Nasıl yoruldum, nasıl yoruldum anlatamam. Bunu ancak rakı paklar da ona bile geç kaldım. Kapısından girdiğimde 20:30 olmuştu bile. Taş da taşımadım hani.
Son zamanlarda Aksaray çevresine pek dadandım. Çok merkezi ya ondandır. Her yöne ulaşım da kolay. Normalde en geç 18.30-19:00 gibi hedefime ulaşmış, masaya oturmuş olurum. Mümkün olduğunca da yazı için kendime zaman tanır, yazı günümden birkaç gün önce gitmeye çalışırım. Evdeki hesap çarşıya uymuyor her zaman.

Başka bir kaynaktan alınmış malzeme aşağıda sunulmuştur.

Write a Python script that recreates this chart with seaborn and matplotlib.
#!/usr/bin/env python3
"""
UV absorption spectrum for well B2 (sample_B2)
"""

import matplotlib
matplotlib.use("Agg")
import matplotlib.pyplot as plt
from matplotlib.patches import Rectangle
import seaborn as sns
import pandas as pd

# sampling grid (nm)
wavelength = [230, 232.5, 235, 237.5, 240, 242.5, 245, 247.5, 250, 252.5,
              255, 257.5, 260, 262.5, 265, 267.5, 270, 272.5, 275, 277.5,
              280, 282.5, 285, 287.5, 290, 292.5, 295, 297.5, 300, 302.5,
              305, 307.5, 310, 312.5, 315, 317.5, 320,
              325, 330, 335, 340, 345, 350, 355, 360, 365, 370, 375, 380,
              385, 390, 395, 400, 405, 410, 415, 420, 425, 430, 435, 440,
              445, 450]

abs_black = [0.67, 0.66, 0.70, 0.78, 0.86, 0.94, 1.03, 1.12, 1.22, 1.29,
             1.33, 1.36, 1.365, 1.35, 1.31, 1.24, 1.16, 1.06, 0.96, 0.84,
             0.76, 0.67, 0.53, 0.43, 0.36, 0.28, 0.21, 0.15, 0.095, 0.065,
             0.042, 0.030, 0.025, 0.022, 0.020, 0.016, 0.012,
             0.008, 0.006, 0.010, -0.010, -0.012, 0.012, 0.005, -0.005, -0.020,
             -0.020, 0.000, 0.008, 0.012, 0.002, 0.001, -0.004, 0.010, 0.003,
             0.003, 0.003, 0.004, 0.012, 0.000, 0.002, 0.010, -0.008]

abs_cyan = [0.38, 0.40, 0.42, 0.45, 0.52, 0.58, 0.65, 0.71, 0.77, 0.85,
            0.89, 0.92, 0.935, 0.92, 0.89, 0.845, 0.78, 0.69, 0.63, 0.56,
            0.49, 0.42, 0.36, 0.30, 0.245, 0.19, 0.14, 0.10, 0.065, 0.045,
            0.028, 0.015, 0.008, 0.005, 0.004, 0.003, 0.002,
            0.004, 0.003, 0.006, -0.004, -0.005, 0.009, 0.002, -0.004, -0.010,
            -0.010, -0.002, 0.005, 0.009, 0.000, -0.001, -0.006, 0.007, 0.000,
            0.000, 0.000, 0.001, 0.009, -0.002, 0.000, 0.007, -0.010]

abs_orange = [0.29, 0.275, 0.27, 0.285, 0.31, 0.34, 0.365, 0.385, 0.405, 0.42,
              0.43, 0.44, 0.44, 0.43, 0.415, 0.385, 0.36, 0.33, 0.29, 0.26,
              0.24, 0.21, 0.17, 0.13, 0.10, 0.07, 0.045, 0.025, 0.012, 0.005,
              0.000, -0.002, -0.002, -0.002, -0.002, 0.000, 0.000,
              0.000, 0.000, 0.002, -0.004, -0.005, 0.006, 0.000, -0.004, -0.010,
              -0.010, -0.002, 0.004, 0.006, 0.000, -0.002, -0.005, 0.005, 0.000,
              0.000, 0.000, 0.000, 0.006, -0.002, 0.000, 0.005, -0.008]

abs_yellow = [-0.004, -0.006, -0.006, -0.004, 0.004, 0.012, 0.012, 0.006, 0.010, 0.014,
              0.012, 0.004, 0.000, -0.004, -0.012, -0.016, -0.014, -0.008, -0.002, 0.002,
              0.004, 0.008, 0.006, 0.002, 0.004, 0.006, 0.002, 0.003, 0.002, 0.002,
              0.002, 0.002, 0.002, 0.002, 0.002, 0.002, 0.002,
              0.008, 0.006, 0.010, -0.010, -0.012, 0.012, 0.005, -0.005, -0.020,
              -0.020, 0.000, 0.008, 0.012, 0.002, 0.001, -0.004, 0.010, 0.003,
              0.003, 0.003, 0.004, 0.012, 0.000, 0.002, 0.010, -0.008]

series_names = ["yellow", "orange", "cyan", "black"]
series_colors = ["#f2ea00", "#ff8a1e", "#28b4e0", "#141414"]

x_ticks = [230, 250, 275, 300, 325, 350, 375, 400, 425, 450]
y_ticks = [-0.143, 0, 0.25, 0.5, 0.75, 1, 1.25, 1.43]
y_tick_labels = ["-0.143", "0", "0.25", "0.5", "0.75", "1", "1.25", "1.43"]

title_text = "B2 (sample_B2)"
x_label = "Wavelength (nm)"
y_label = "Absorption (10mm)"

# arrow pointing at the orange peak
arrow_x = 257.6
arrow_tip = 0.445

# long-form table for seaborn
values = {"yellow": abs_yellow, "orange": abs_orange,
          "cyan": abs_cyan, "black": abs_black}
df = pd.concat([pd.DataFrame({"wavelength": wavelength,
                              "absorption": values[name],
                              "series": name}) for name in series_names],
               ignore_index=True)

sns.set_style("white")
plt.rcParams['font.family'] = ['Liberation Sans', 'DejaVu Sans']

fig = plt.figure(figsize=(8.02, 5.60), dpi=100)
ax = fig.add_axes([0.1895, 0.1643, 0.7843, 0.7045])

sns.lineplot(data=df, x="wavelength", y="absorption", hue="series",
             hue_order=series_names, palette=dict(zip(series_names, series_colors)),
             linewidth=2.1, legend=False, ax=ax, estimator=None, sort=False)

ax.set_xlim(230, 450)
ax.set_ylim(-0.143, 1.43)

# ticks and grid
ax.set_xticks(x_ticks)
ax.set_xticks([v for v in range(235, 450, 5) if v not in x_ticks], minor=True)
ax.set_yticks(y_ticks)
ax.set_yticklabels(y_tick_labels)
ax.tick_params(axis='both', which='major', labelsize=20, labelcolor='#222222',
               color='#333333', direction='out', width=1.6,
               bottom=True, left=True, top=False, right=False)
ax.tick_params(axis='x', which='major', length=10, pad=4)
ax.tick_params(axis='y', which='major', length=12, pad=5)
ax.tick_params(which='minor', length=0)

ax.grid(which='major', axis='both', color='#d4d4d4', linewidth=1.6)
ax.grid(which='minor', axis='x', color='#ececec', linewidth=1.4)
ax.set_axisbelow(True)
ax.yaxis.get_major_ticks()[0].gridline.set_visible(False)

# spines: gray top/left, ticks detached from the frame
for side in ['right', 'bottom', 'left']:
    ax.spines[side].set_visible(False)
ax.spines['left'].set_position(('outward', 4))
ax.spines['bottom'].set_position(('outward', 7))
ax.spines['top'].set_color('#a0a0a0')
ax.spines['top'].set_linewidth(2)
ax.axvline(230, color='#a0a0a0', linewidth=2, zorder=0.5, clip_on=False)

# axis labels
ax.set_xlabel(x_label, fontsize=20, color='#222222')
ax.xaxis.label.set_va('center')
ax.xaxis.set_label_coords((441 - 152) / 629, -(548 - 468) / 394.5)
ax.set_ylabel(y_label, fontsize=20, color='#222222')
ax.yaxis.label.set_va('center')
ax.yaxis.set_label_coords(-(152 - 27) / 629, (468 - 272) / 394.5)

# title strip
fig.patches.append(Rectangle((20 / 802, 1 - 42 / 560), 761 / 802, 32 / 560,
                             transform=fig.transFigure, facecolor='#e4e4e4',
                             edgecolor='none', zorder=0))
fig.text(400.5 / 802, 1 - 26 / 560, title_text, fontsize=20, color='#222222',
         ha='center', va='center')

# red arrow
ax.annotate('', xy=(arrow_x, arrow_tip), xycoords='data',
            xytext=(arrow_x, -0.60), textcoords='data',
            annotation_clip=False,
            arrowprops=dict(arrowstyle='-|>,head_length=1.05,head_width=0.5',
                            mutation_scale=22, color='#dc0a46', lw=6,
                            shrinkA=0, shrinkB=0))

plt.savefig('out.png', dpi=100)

Sofra Ocakbaşı listemde vardı, bugüne saklamışım demek ki. En sıkışık olduğum, hem de yazıyı yetiştirmek için gitmem gereken son güne. Ben de böyle bir marazdan muzdaribim; son anda, baskı altında. Memnun muyum bu halimden, hayır.

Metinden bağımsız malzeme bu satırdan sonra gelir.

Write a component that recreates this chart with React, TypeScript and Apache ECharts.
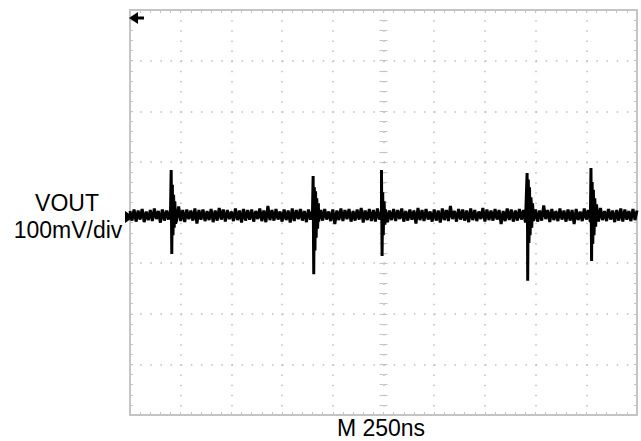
import React, { useEffect, useRef } from "react";
import * as echarts from "echarts";

// Time axis (ns) and voltage axis (mV)
const X_MIN = 0;
const X_MAX = 2500;
const X_DIV = 250;
const Y_MIN = -400;
const Y_MAX = 400;
const Y_DIV = 100;

// Baseline noise samples, one every 10 ns starting at 0 ns (mV)
const SAMPLE_STEP = 10;
const noise = [
  3, -16, 6, -18, 4, -14, 7, -19, 2, -15,
  5, -17, 8, -13, 3, -20, 6, -16, 4, -14,
  7, -18, 2, -15, 12, -17, 5, -19, 6, -13,
  4, -16, 8, -22, 5, -14, 6, -17, 3, -15,
  7, -19, 4, -16, 9, -14, 6, -18, 5, -13,
  2, -17, 8, -15, 4, -20, 7, -16, 5, -14,
  6, -18, 3, -13, 8, -17, 4, -19, 13, -15,
  5, -16, 7, -14, 2, -18, 6, -15, 4, -20,
  8, -17, 5, -13, 7, -16, 3, -19, 6, -14,
  4, -15, 9, -18, 5, -16, 7, -14, 2, -17,
  6, -23, 4, -15, 8, -17, 5, -13, 7, -18,
  3, -16, 6, -14, 9, -20, 4, -15, 7, -17,
  5, -18, 8, -14, 2, -16, 6, -19, 4, -15,
  7, -17, 5, -13, 8, -18, 3, -16, 6, -14,
  4, -22, 9, -15, 5, -17, 7, -14, 2, -18,
  6, -16, 4, -20, 8, -15, 5, -17, 13, -13,
  3, -18, 7, -14, 6, -16, 4, -19, 8, -15,
  5, -17, 2, -13, 9, -18, 6, -15, 4, -16,
  7, -14, 5, -23, 3, -17, 8, -15, 6, -18,
  4, -16, 7, -14, 5, -20, 2, -15, 8, -17,
  6, -18, 4, -16, 14, -13, 5, -19, 7, -15,
  3, -17, 8, -14, 4, -18, 6, -16, 5, -23,
  7, -15, 2, -17, 8, -14, 5, -19, 4, -16,
  6, -18, 9, -15, 3, -17, 7, -14, 4, -19,
  5, -16, 8, -18, 6, -14, 3, -17, 7, -15,
  4,
];

// Switching spikes with ringing: [time ns, mV]
const spike1 = [[203, 84], [206, -82], [209, 55], [212, -45], [215, 35], [218, -30], [221, 22], [225, -22]];
const spike2 = [[903, 72], [906, -122], [909, 50], [912, -75], [915, 42], [918, -50], [921, 28], [925, -32], [929, 18]];
const spike3 = [[1240, 84], [1243, -86], [1246, 40], [1249, -45], [1253, 22], [1257, -24]];
const spike4 = [[1958, 78], [1961, -135], [1964, 65], [1967, -60], [1970, 50], [1973, -45], [1977, 30], [1981, -30], [1985, 18]];
const spike5 = [[2273, 88], [2276, -96], [2279, 60], [2282, -62], [2285, 45], [2288, -45], [2292, 28], [2296, -28], [2300, 16]];

const CHANNEL_LABEL = "VOUT";
const SCALE_LABEL = "100mV/div";
const TIME_LABEL = "M 250ns";

const GRID = { left: 130, top: 10, width: 507, height: 405 };
const GREY = "#c4c4c4";
const FONT = "Liberation Sans, Arial, Helvetica, sans-serif";

function buildData() {
  const pts: number[][] = noise.map((v, i) => [i * SAMPLE_STEP, v]);
  const all = pts.concat(spike1, spike2, spike3, spike4, spike5);
  all.sort((a, b) => a[0] - b[0]);
  return all;
}

function xAx(extra: any) {
  return {
    type: "value",
    min: X_MIN,
    max: X_MAX,
    interval: X_DIV,
    axisLabel: { show: false },
    splitLine: { show: false },
    ...extra,
  };
}
function yAx(extra: any) {
  return {
    type: "value",
    min: Y_MIN,
    max: Y_MAX,
    interval: Y_DIV,
    axisLabel: { show: false },
    splitLine: { show: false },
    ...extra,
  };
}

export default function App() {
  const ref = useRef<HTMLDivElement>(null);
  useEffect(() => {
    document.body.style.margin = "0";
    if (!ref.current) return;
    const chart = echarts.init(ref.current, undefined, { renderer: "svg" });
    const borderLine = { show: true, onZero: false, lineStyle: { color: GREY, width: 2 } };
    const tick = (inside: boolean, len: number) => ({
      show: true,
      inside,
      length: len,
      lineStyle: { color: GREY, width: 1 },
    });
    const minor = (len: number) => ({
      show: true,
      splitNumber: 5,
      length: len,
      lineStyle: { color: GREY, width: 1 },
    });
    const noLine = { show: false, onZero: false };
    chart.setOption({
      animation: false,
      backgroundColor: "#ffffff",
      grid: { ...GRID, containLabel: false },
      xAxis: [
        xAx({
          position: "bottom",
          axisLine: borderLine,
          axisTick: tick(true, 3),
          minorTick: minor(3),
          splitLine: {
            show: true,
            lineStyle: { color: "#bdbdbd", width: 1.5, type: [1.5, 8.625] },
          },
        }),
        xAx({ position: "top", axisLine: borderLine, axisTick: tick(true, 3), minorTick: minor(3) }),
        xAx({
          position: "bottom",
          offset: -GRID.height / 2,
          axisLine: noLine,
          axisTick: tick(true, 3),
          minorTick: minor(3),
        }),
        xAx({
          position: "bottom",
          offset: -GRID.height / 2,
          axisLine: noLine,
          axisTick: tick(false, 3),
          minorTick: minor(3),
        }),
      ],
      yAxis: [
        yAx({
          position: "left",
          axisLine: borderLine,
          axisTick: tick(true, 3),
          minorTick: minor(3),
          splitLine: {
            show: true,
            lineStyle: { color: "#bdbdbd", width: 1.5, type: [1.5, 8.64] },
          },
        }),
        yAx({ position: "right", axisLine: borderLine, axisTick: tick(true, 3), minorTick: minor(3) }),
        yAx({
          position: "left",
          offset: -GRID.width / 2,
          axisLine: noLine,
          axisTick: tick(true, 4),
          minorTick: minor(4),
        }),
        yAx({
          position: "left",
          offset: -GRID.width / 2,
          axisLine: noLine,
          axisTick: tick(false, 4),
          minorTick: minor(4),
        }),
      ],
      series: [
        {
          type: "line",
          xAxisIndex: 0,
          yAxisIndex: 0,
          data: buildData(),
          showSymbol: false,
          symbol: "none",
          lineStyle: { color: "#000000", width: 3, join: "miter" },
          z: 10,
        },
      ],
      graphic: [
        {
          type: "text",
          x: 67,
          y: 203,
          style: {
            text: CHANNEL_LABEL,
            font: `23px ${FONT}`,
            fill: "#000",
            textAlign: "center",
            textVerticalAlign: "middle",
          },
        },
        {
          type: "text",
          x: 68,
          y: 230,
          style: {
            text: SCALE_LABEL,
            font: `23px ${FONT}`,
            fill: "#000",
            textAlign: "center",
            textVerticalAlign: "middle",
          },
        },
        {
          type: "text",
          x: 381,
          y: 428,
          style: {
            text: TIME_LABEL,
            font: `23px ${FONT}`,
            fill: "#000",
            textAlign: "center",
            textVerticalAlign: "middle",
          },
        },
        {
          type: "polygon",
          shape: { points: [[129, 18], [138, 12], [138, 24]] },
          style: { fill: "#000" },
          z: 20,
        },
        {
          type: "rect",
          shape: { x: 137, y: 16.5, width: 7, height: 3 },
          style: { fill: "#000" },
          z: 20,
        },
        {
          type: "polygon",
          shape: { points: [[125, 211], [134, 217], [125, 223]] },
          style: { fill: "#000" },
          z: 20,
        },
      ],
    });
    return () => chart.dispose();
  }, []);
  return <div ref={ref} style={{ width: 641, height: 441 }} />;
}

Bugün şikâyet günüm mü ne? Bakmayın siz bana. İlk bir iki yuduma bakar, pamuk gibi olurum sonra. O zaman hadi, elimizi çabuk tutalım…
Tunceliliyim deyince Hasan’ı andık
Savaş karşıladı, “Nereye istersen otur” dedi. Mutfağın önündeki ikinci masayı seçtim, direkt lâfa girdim: “Çok yorgunum, hemen rakı içmem gerek.”
Bakmayın ismiyle hitap ettiğime, ilk kez geldim buraya ve daha adını öğrenmemiştim. Ama bazı insanlarla hemen frekansınız tutar ya, işte öyle oldu.
Meze dolabının başına buyur etti. Başlangıç için tam ihtiyacım olan şeyler, zeytinyağlı kereviz, zeytinyağlı pırasa, barbunya pilaki. Turşu Antep’ten geliyormuş. “Malatya peyniri de vereyim” dedi. Malatya doğumlu biri olarak reddedemezdim tabii, çünkü lezzetinden haberdarım.